You can record QuickTime movies at either VGA (640x480) or QVGA (320x240) resolutions with a frame rate of 30 or 10 frames per second. Sound is also recorded, and the length of a clip is limited only by available memory. Because the FZ30's zoom is silent and controlled manually, you can use the zoom during recording. I was pleased with our movie samples, compression noise levels were very low and its AF system did an excellent job while zooming. However, if you are going to use the zoom while recording, do it slowly.

The FZ30 is powered by a proprietary 7.2v 710 mAh lithium-ion rechargeable battery pack and it does a pretty good job when you consider that either the EVF or LCD is always on when using the camera. Panasonic also includes their handy DE-993 rapid AC charger that features fold-away prongs for easy storage. It will fully replenish a depleted battery pack in 90 minutes or less, and because these packs are charged outside of the camera, you can charge one while using another. Panasonic claims a battery life of approx. 240 still pictures when using the color LCD and approx. 270 still pictures using the EVF (based on CIPA standards.) I found that to be very accurate, having no problems capturing all of our sample images (over 230 shots) before the battery was exhausted. As usual with any camera that uses a proprietary battery pack, we recommend that you purchase at least one extra and keep it charged at all times; there's nothing more aggravating then missing pictures during family events and holidays due to a dead battery.
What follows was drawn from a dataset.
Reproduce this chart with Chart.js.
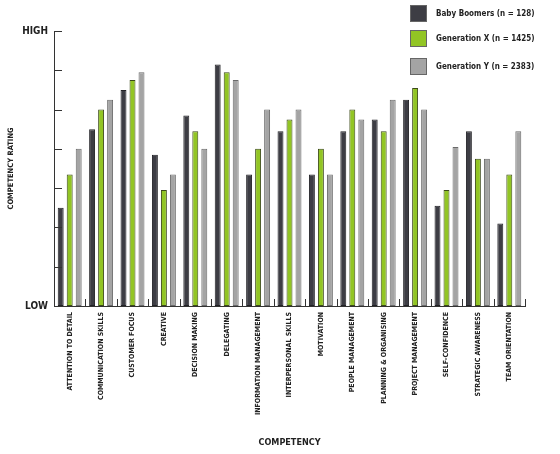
<!DOCTYPE html>
<html>
<head>
<meta charset="utf-8">
<script src="https://cdn.jsdelivr.net/npm/chart.js@4/dist/chart.umd.min.js"></script>
<style>
  html, body { margin: 0; padding: 0; background: #fff; }
  #wrap { position: relative; width: 560px; height: 454px; }
  #legend { position: absolute; left: 410px; top: 5px; font-family: "Liberation Sans Narrow", "DejaVu Sans Condensed", sans-serif; font-weight: bold; font-size: 8px; color: #222; }
  .leg-item { position: absolute; left: 0; white-space: nowrap; }
  .leg-box { position: absolute; left: 0; top: 0; width: 17px; height: 17px; box-sizing: border-box; border: 1px solid #666; }
  .leg-text { position: absolute; left: 26px; top: 4px; }
</style>
</head>
<body>
<div id="wrap">
  <canvas id="chart" width="560" height="454"></canvas>
  <div id="legend"></div>
</div>
<script>
(function () {
  'use strict';

  var categories = [
    'ATTENTION TO DETAIL', 'COMMUNICATION SKILLS', 'CUSTOMER FOCUS', 'CREATIVE',
    'DECISION MAKING', 'DELEGATING', 'INFORMATION MANAGEMENT', 'INTERPERSONAL SKILLS',
    'MOTIVATION', 'PEOPLE MANAGEMENT', 'PLANNING & ORGANISING', 'PROJECT MANAGEMENT',
    'SELF-CONFIDENCE', 'STRATEGIC AWARENESS', 'TEAM ORIENTATION'
  ];
  var seriesNames = ['Baby Boomers (n = 128)', 'Generation X (n = 1425)', 'Generation Y (n = 2383)'];
  var babyBoomers = [2.5, 4.5, 5.5, 3.85, 4.85, 6.15, 3.35, 4.45, 3.35, 4.45, 4.75, 5.25, 2.55, 4.45, 2.1];
  var generationX = [3.35, 5.0, 5.75, 2.95, 4.45, 5.95, 4.0, 4.75, 4.0, 5.0, 4.45, 5.55, 2.95, 3.75, 3.35];
  var generationY = [4.0, 5.25, 5.95, 3.35, 4.0, 5.75, 5.0, 5.0, 3.35, 4.75, 5.25, 5.0, 4.05, 3.75, 4.45];
  var yTickLabels = { 0: 'LOW', 7: 'HIGH' };

  var fills = ['#3d3d44', '#92c524', '#a4a4a4'];
  var borders = ['#222226', '#3c4a1a', '#6a6a6a'];
  var fontFamily = '"Liberation Sans Narrow", "DejaVu Sans Condensed", sans-serif';

  // small ticks pointing into the plot area
  var innerTicks = {
    id: 'innerTicks',
    afterDraw: function (chart) {
      var ctx = chart.ctx;
      var x = chart.scales.x, y = chart.scales.y;
      ctx.save();
      ctx.strokeStyle = '#333';
      ctx.lineWidth = 1;
      ctx.beginPath();
      y.ticks.forEach(function (t) {
        var py = Math.round(y.getPixelForValue(t.value)) + 0.5;
        ctx.moveTo(x.left, py);
        ctx.lineTo(x.left + 8, py);
      });
      for (var i = 0; i < categories.length; i++) {
        var px = Math.round(x.getPixelForValue(i) + (x.getPixelForValue(1) - x.getPixelForValue(0)) / 2) + 0.5;
        ctx.moveTo(px, y.bottom);
        ctx.lineTo(px, y.bottom - 7);
      }
      ctx.stroke();
      ctx.restore();
    }
  };

  var datasets = [babyBoomers, generationX, generationY].map(function (d, i) {
    return {
      label: seriesNames[i],
      data: d,
      backgroundColor: fills[i],
      borderColor: borders[i],
      borderWidth: 1,
      borderSkipped: false,
      categoryPercentage: 0.86,
      barPercentage: 0.66
    };
  });

  new Chart(document.getElementById('chart'), {
    type: 'bar',
    data: { labels: categories, datasets: datasets },
    options: {
      responsive: false,
      animation: false,
      layout: { padding: { top: 31, right: 35, left: 0, bottom: 0 } },
      plugins: { legend: { display: false }, tooltip: { enabled: false } },
      scales: {
        x: {
          grid: { display: false, drawTicks: false },
          border: { display: true, color: '#333', width: 1 },
          ticks: {
            color: '#222',
            font: { family: fontFamily, size: 7, weight: 'bold' },
            minRotation: 90,
            maxRotation: 90,
            autoSkip: false,
            padding: 6
          },
          title: {
            display: true,
            text: 'COMPETENCY',
            color: '#222',
            font: { family: fontFamily, size: 9, weight: 'bold' },
            padding: { top: 0, bottom: 6 }
          },
          afterFit: function (s) { s.height = 148; }
        },
        y: {
          min: 0,
          max: 7,
          grid: { display: false, drawTicks: false },
          border: { display: true, color: '#333', width: 1 },
          ticks: {
            stepSize: 1,
            color: '#222',
            padding: 6,
            font: { family: fontFamily, size: 10, weight: 'bold' },
            callback: function (v) { return yTickLabels[v] || ''; }
          },
          title: {
            display: true,
            text: 'COMPETENCY RATING',
            color: '#222',
            font: { family: fontFamily, size: 7.5, weight: 'bold' },
            padding: { top: 7, bottom: 0 }
          },
          afterFit: function (s) { s.width = 54; }
        }
      }
    },
    plugins: [innerTicks]
  });

  // legend
  var legendEl = document.getElementById('legend');
  var tops = [0, 25, 53];
  var html = '';
  for (var i = 0; i < seriesNames.length; i++) {
    html += '<div class="leg-item" style="top:' + tops[i] + 'px">'
      + '<span class="leg-box" style="background:' + fills[i] + '"></span>'
      + '<span class="leg-text">' + seriesNames[i] + '</span>'
      + '</div>';
  }
  legendEl.innerHTML = html;
})();
</script>
</body>
</html>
Bottom line - Panasonic has done it yet again with a model that offers great image quality and awesome performance all with a multitude of powerful exposure modes and features. Therefore, we feel the Lumix DMC- FZ30 will make a great choice for any user that wants a consumer digital model that offers powerful features like that found on more expensive dSLRs, regardless of their experience. All of this without having to deal with purchasing and changing lens. With a street price of around $699, it offers a good overall value for an 8- megapixel Super-zoom model and is sure to be on many holiday gift lists this season.